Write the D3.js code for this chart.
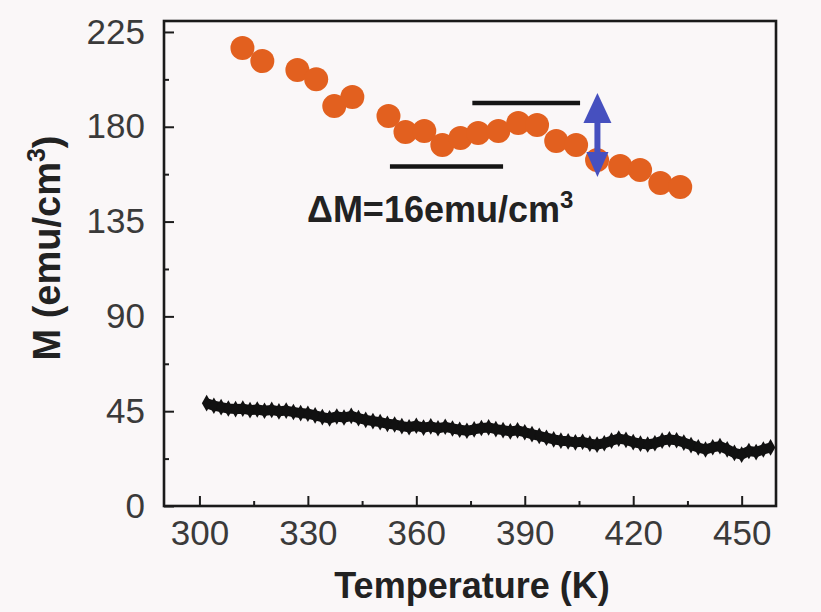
<!DOCTYPE html>
<html>
<head>
<meta charset="utf-8">
<script src="https://cdn.jsdelivr.net/npm/d3@7"></script>
<style>
  body { margin: 0; background: #faf7f8; }
  svg { display: block; }
  text { font-family: "Liberation Sans", Arial, Helvetica, sans-serif; }
</style>
</head>
<body>
<svg id="chart" width="821" height="612"></svg>
<script>
// Film magnetisation on heating (orange markers)
const heatTemp = [311.9, 317.4, 327.1, 332.3, 337.3, 342.3, 352.3, 357.0, 362.2, 367.2, 372.2,
                  377.1, 382.7, 388.2, 393.4, 398.7, 404.2, 410.0, 416.4, 421.9, 427.5, 433.0];
const heatMag  = [217.4, 211.2, 206.9, 202.6, 189.8, 194.1, 185.1, 177.5, 178.0, 171.3, 174.7,
                  177.0, 178.0, 181.8, 180.8, 173.2, 171.3, 164.2, 161.4, 159.5, 153.3, 151.4];

// Reference sample trace (black band)
const refTemp = [302, 304, 306, 308, 310, 312, 314, 316, 318, 320, 322, 324, 326, 328, 330, 332,
                 334, 336, 338, 340, 342, 344, 346, 348, 350, 352, 354, 356, 358, 360, 362, 364,
                 366, 368, 370, 372, 374, 376, 378, 380, 382, 384, 386, 388, 390, 392, 394, 396,
                 398, 400, 402, 404, 406, 408, 410, 412, 414, 416, 418, 420, 422, 424, 426, 428,
                 430, 432, 434, 436, 438, 440, 442, 444, 446, 448, 450, 452, 454, 456, 458];
const refMag  = [48.8, 47.6, 46.9, 46.3, 46.0, 46.2, 45.5, 45.8, 45.2, 45.6, 44.9, 45.3, 44.6, 44.1, 43.8, 43.0,
                 42.2, 41.6, 42.5, 42.0, 42.8, 41.7, 40.9, 40.3, 39.8, 39.0, 38.7, 37.9, 37.4, 38.1, 37.2, 37.8,
                 36.9, 37.6, 36.8, 36.2, 35.7, 36.4, 37.0, 37.3, 36.5, 36.0, 35.4, 35.9, 35.0, 34.1, 33.3, 32.4,
                 31.6, 31.0, 30.7, 30.2, 30.5, 29.6, 29.1, 29.8, 31.0, 32.0, 31.4, 30.3, 29.6, 29.2, 29.8, 31.0,
                 31.6, 31.2, 30.1, 28.9, 27.8, 26.8, 27.9, 28.4, 26.9, 25.2, 24.4, 26.1, 25.6, 26.8, 27.8];

// Guide levels and the step marker
const upperLevelT = [375.5, 405.3];
const upperLevelM = 191.3;
const lowerLevelT = [352.7, 384.0];
const lowerLevelM = 161.1;
const stepT = 410.1;
const stepM = [156.1, 196.0];

const xMajor = [300, 330, 360, 390, 420, 450];
const xMinor = [315, 345, 375, 405, 435];
const yMajor = [0, 45, 90, 135, 180, 225];
const yMinor = [22.5, 67.5, 112.5, 157.5, 202.5];

const svg = d3.select("#chart");
const x = d3.scaleLinear().domain([290.2, 459.5]).range([164, 776]);
const y = d3.scaleLinear().domain([0, 230.2]).range([506, 21]);

// minor ticks
svg.append("g").attr("transform", `translate(0,${y(0)})`)
  .call(d3.axisBottom(x).tickValues(xMinor).tickSize(-5).tickFormat(""))
  .call(g => g.select(".domain").remove())
  .selectAll("line").attr("stroke", "#1c1c1c").attr("stroke-width", 2);
svg.append("g").attr("transform", `translate(${x.range()[0]},0)`)
  .call(d3.axisLeft(y).tickValues(yMinor).tickSize(-5).tickFormat(""))
  .call(g => g.select(".domain").remove())
  .selectAll("line").attr("stroke", "#1c1c1c").attr("stroke-width", 2);

// major ticks with labels
const gx = svg.append("g").attr("transform", `translate(0,${y(0)})`)
  .call(d3.axisBottom(x).tickValues(xMajor).tickSize(-10).tickPadding(14).tickFormat(d3.format("d")));
gx.select(".domain").remove();
gx.selectAll("line").attr("stroke", "#1c1c1c").attr("stroke-width", 2);
gx.selectAll("text").attr("font-size", 35).attr("fill", "#3a3a3a")
  .attr("font-family", "'Liberation Sans', Arial, sans-serif");

const gy = svg.append("g").attr("transform", `translate(${x.range()[0]},0)`)
  .call(d3.axisLeft(y).tickValues(yMajor).tickSize(-10).tickPadding(19).tickFormat(d3.format("d")));
gy.select(".domain").remove();
gy.selectAll("line").attr("stroke", "#1c1c1c").attr("stroke-width", 2);
gy.selectAll("text").attr("font-size", 35).attr("fill", "#3a3a3a")
  .attr("font-family", "'Liberation Sans', Arial, sans-serif");

// frame
svg.append("rect")
  .attr("x", x.range()[0]).attr("y", y.range()[1])
  .attr("width", x.range()[1] - x.range()[0])
  .attr("height", y.range()[0] - y.range()[1])
  .attr("fill", "none").attr("stroke", "#1a1a1a").attr("stroke-width", 2.6);

// reference trace
const refPts = refTemp.map((t, i) => [t, refMag[i]]);
svg.append("path")
  .datum(refPts)
  .attr("d", d3.line().x(d => x(d[0])).y(d => y(d[1])))
  .attr("fill", "none").attr("stroke", "#111").attr("stroke-width", 10)
  .attr("stroke-linejoin", "round");
svg.append("g").selectAll("path").data(refPts).join("path")
  .attr("transform", d => `translate(${x(d[0])},${y(d[1])})`)
  .attr("d", d3.symbol(d3.symbolDiamond, 80))
  .attr("fill", "#111");

// guide levels
svg.append("line")
  .attr("x1", x(upperLevelT[0])).attr("x2", x(upperLevelT[1]))
  .attr("y1", y(upperLevelM)).attr("y2", y(upperLevelM))
  .attr("stroke", "#151515").attr("stroke-width", 4.5);
svg.append("line")
  .attr("x1", x(lowerLevelT[0])).attr("x2", x(lowerLevelT[1]))
  .attr("y1", y(lowerLevelM)).attr("y2", y(lowerLevelM))
  .attr("stroke", "#151515").attr("stroke-width", 4.5);

// heating data
svg.append("g").selectAll("circle").data(heatTemp).join("circle")
  .attr("cx", d => x(d))
  .attr("cy", (d, i) => y(heatMag[i]))
  .attr("r", 12)
  .attr("fill", "#e2601f");

// double-headed step marker
const ax = x(stepT), aTop = y(stepM[1]), aBot = y(stepM[0]);
const blue = "#4650bf";
svg.append("line").attr("x1", ax).attr("x2", ax)
  .attr("y1", aTop + 25).attr("y2", aBot - 22)
  .attr("stroke", blue).attr("stroke-width", 6);
svg.append("path")
  .attr("d", `M${ax},${aTop} L${ax - 14},${aTop + 30} L${ax + 14},${aTop + 30} Z`)
  .attr("fill", blue);
svg.append("path")
  .attr("d", `M${ax},${aBot} L${ax - 11},${aBot - 25} L${ax + 11},${aBot - 25} Z`)
  .attr("fill", blue);

// annotation
const ann = svg.append("text")
  .attr("x", 307).attr("y", 222)
  .attr("font-size", 36).attr("font-weight", "bold").attr("fill", "#222");
ann.append("tspan").text("ΔM=16emu/cm");
ann.append("tspan").attr("dy", -14).attr("font-size", 24).text("3");

// axis titles
const yt = svg.append("text")
  .attr("transform", "translate(60,248) rotate(-90)")
  .attr("text-anchor", "middle")
  .attr("font-size", 38).attr("font-weight", "bold").attr("fill", "#222");
yt.append("tspan").text("M (emu/cm");
yt.append("tspan").attr("dy", -15).attr("font-size", 25).text("3");
yt.append("tspan").attr("dy", 15).text(")");

svg.append("text")
  .attr("x", 472).attr("y", 598)
  .attr("text-anchor", "middle")
  .attr("font-size", 36).attr("font-weight", "bold").attr("fill", "#222")
  .text("Temperature (K)");
</script>
</body>
</html>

*****

TASK OBJECTIVE: Retype the data above exactly; pictures are not part of the copy.

SOLUTION TO THIS EXERCISE:
Write the D3.js code for this chart.
<!DOCTYPE html>
<html>
<head>
<meta charset="utf-8">
<script src="https://cdn.jsdelivr.net/npm/d3@7"></script>
<style>
  body { margin: 0; background: #faf7f8; }
  svg { display: block; }
  text { font-family: "Liberation Sans", Arial, Helvetica, sans-serif; }
</style>
</head>
<body>
<svg id="chart" width="821" height="612"></svg>
<script>
// Film magnetisation on heating (orange markers)
const heatTemp = [311.9, 317.4, 327.1, 332.3, 337.3, 342.3, 352.3, 357.0, 362.2, 367.2, 372.2,
                  377.1, 382.7, 388.2, 393.4, 398.7, 404.2, 410.0, 416.4, 421.9, 427.5, 433.0];
const heatMag  = [217.4, 211.2, 206.9, 202.6, 189.8, 194.1, 185.1, 177.5, 178.0, 171.3, 174.7,
                  177.0, 178.0, 181.8, 180.8, 173.2, 171.3, 164.2, 161.4, 159.5, 153.3, 151.4];

// Reference sample trace (black band)
const refTemp = [302, 304, 306, 308, 310, 312, 314, 316, 318, 320, 322, 324, 326, 328, 330, 332,
                 334, 336, 338, 340, 342, 344, 346, 348, 350, 352, 354, 356, 358, 360, 362, 364,
                 366, 368, 370, 372, 374, 376, 378, 380, 382, 384, 386, 388, 390, 392, 394, 396,
                 398, 400, 402, 404, 406, 408, 410, 412, 414, 416, 418, 420, 422, 424, 426, 428,
                 430, 432, 434, 436, 438, 440, 442, 444, 446, 448, 450, 452, 454, 456, 458];
const refMag  = [48.8, 47.6, 46.9, 46.3, 46.0, 46.2, 45.5, 45.8, 45.2, 45.6, 44.9, 45.3, 44.6, 44.1, 43.8, 43.0,
                 42.2, 41.6, 42.5, 42.0, 42.8, 41.7, 40.9, 40.3, 39.8, 39.0, 38.7, 37.9, 37.4, 38.1, 37.2, 37.8,
                 36.9, 37.6, 36.8, 36.2, 35.7, 36.4, 37.0, 37.3, 36.5, 36.0, 35.4, 35.9, 35.0, 34.1, 33.3, 32.4,
                 31.6, 31.0, 30.7, 30.2, 30.5, 29.6, 29.1, 29.8, 31.0, 32.0, 31.4, 30.3, 29.6, 29.2, 29.8, 31.0,
                 31.6, 31.2, 30.1, 28.9, 27.8, 26.8, 27.9, 28.4, 26.9, 25.2, 24.4, 26.1, 25.6, 26.8, 27.8];

// Guide levels and the step marker
const upperLevelT = [375.5, 405.3];
const upperLevelM = 191.3;
const lowerLevelT = [352.7, 384.0];
const lowerLevelM = 161.1;
const stepT = 410.1;
const stepM = [156.1, 196.0];

const xMajor = [300, 330, 360, 390, 420, 450];
const xMinor = [315, 345, 375, 405, 435];
const yMajor = [0, 45, 90, 135, 180, 225];
const yMinor = [22.5, 67.5, 112.5, 157.5, 202.5];

const svg = d3.select("#chart");
const x = d3.scaleLinear().domain([290.2, 459.5]).range([164, 776]);
const y = d3.scaleLinear().domain([0, 230.2]).range([506, 21]);

// minor ticks
svg.append("g").attr("transform", `translate(0,${y(0)})`)
  .call(d3.axisBottom(x).tickValues(xMinor).tickSize(-5).tickFormat(""))
  .call(g => g.select(".domain").remove())
  .selectAll("line").attr("stroke", "#1c1c1c").attr("stroke-width", 2);
svg.append("g").attr("transform", `translate(${x.range()[0]},0)`)
  .call(d3.axisLeft(y).tickValues(yMinor).tickSize(-5).tickFormat(""))
  .call(g => g.select(".domain").remove())
  .selectAll("line").attr("stroke", "#1c1c1c").attr("stroke-width", 2);

// major ticks with labels
const gx = svg.append("g").attr("transform", `translate(0,${y(0)})`)
  .call(d3.axisBottom(x).tickValues(xMajor).tickSize(-10).tickPadding(14).tickFormat(d3.format("d")));
gx.select(".domain").remove();
gx.selectAll("line").attr("stroke", "#1c1c1c").attr("stroke-width", 2);
gx.selectAll("text").attr("font-size", 35).attr("fill", "#3a3a3a")
  .attr("font-family", "'Liberation Sans', Arial, sans-serif");

const gy = svg.append("g").attr("transform", `translate(${x.range()[0]},0)`)
  .call(d3.axisLeft(y).tickValues(yMajor).tickSize(-10).tickPadding(19).tickFormat(d3.format("d")));
gy.select(".domain").remove();
gy.selectAll("line").attr("stroke", "#1c1c1c").attr("stroke-width", 2);
gy.selectAll("text").attr("font-size", 35).attr("fill", "#3a3a3a")
  .attr("font-family", "'Liberation Sans', Arial, sans-serif");

// frame
svg.append("rect")
  .attr("x", x.range()[0]).attr("y", y.range()[1])
  .attr("width", x.range()[1] - x.range()[0])
  .attr("height", y.range()[0] - y.range()[1])
  .attr("fill", "none").attr("stroke", "#1a1a1a").attr("stroke-width", 2.6);

// reference trace
const refPts = refTemp.map((t, i) => [t, refMag[i]]);
svg.append("path")
  .datum(refPts)
  .attr("d", d3.line().x(d => x(d[0])).y(d => y(d[1])))
  .attr("fill", "none").attr("stroke", "#111").attr("stroke-width", 10)
  .attr("stroke-linejoin", "round");
svg.append("g").selectAll("path").data(refPts).join("path")
  .attr("transform", d => `translate(${x(d[0])},${y(d[1])})`)
  .attr("d", d3.symbol(d3.symbolDiamond, 80))
  .attr("fill", "#111");

// guide levels
svg.append("line")
  .attr("x1", x(upperLevelT[0])).attr("x2", x(upperLevelT[1]))
  .attr("y1", y(upperLevelM)).attr("y2", y(upperLevelM))
  .attr("stroke", "#151515").attr("stroke-width", 4.5);
svg.append("line")
  .attr("x1", x(lowerLevelT[0])).attr("x2", x(lowerLevelT[1]))
  .attr("y1", y(lowerLevelM)).attr("y2", y(lowerLevelM))
  .attr("stroke", "#151515").attr("stroke-width", 4.5);

// heating data
svg.append("g").selectAll("circle").data(heatTemp).join("circle")
  .attr("cx", d => x(d))
  .attr("cy", (d, i) => y(heatMag[i]))
  .attr("r", 12)
  .attr("fill", "#e2601f");

// double-headed step marker
const ax = x(stepT), aTop = y(stepM[1]), aBot = y(stepM[0]);
const blue = "#4650bf";
svg.append("line").attr("x1", ax).attr("x2", ax)
  .attr("y1", aTop + 25).attr("y2", aBot - 22)
  .attr("stroke", blue).attr("stroke-width", 6);
svg.append("path")
  .attr("d", `M${ax},${aTop} L${ax - 14},${aTop + 30} L${ax + 14},${aTop + 30} Z`)
  .attr("fill", blue);
svg.append("path")
  .attr("d", `M${ax},${aBot} L${ax - 11},${aBot - 25} L${ax + 11},${aBot - 25} Z`)
  .attr("fill", blue);

// annotation
const ann = svg.append("text")
  .attr("x", 307).attr("y", 222)
  .attr("font-size", 36).attr("font-weight", "bold").attr("fill", "#222");
ann.append("tspan").text("ΔM=16emu/cm");
ann.append("tspan").attr("dy", -14).attr("font-size", 24).text("3");

// axis titles
const yt = svg.append("text")
  .attr("transform", "translate(60,248) rotate(-90)")
  .attr("text-anchor", "middle")
  .attr("font-size", 38).attr("font-weight", "bold").attr("fill", "#222");
yt.append("tspan").text("M (emu/cm");
yt.append("tspan").attr("dy", -15).attr("font-size", 25).text("3");
yt.append("tspan").attr("dy", 15).text(")");

svg.append("text")
  .attr("x", 472).attr("y", 598)
  .attr("text-anchor", "middle")
  .attr("font-size", 36).attr("font-weight", "bold").attr("fill", "#222")
  .text("Temperature (K)");
</script>
</body>
</html>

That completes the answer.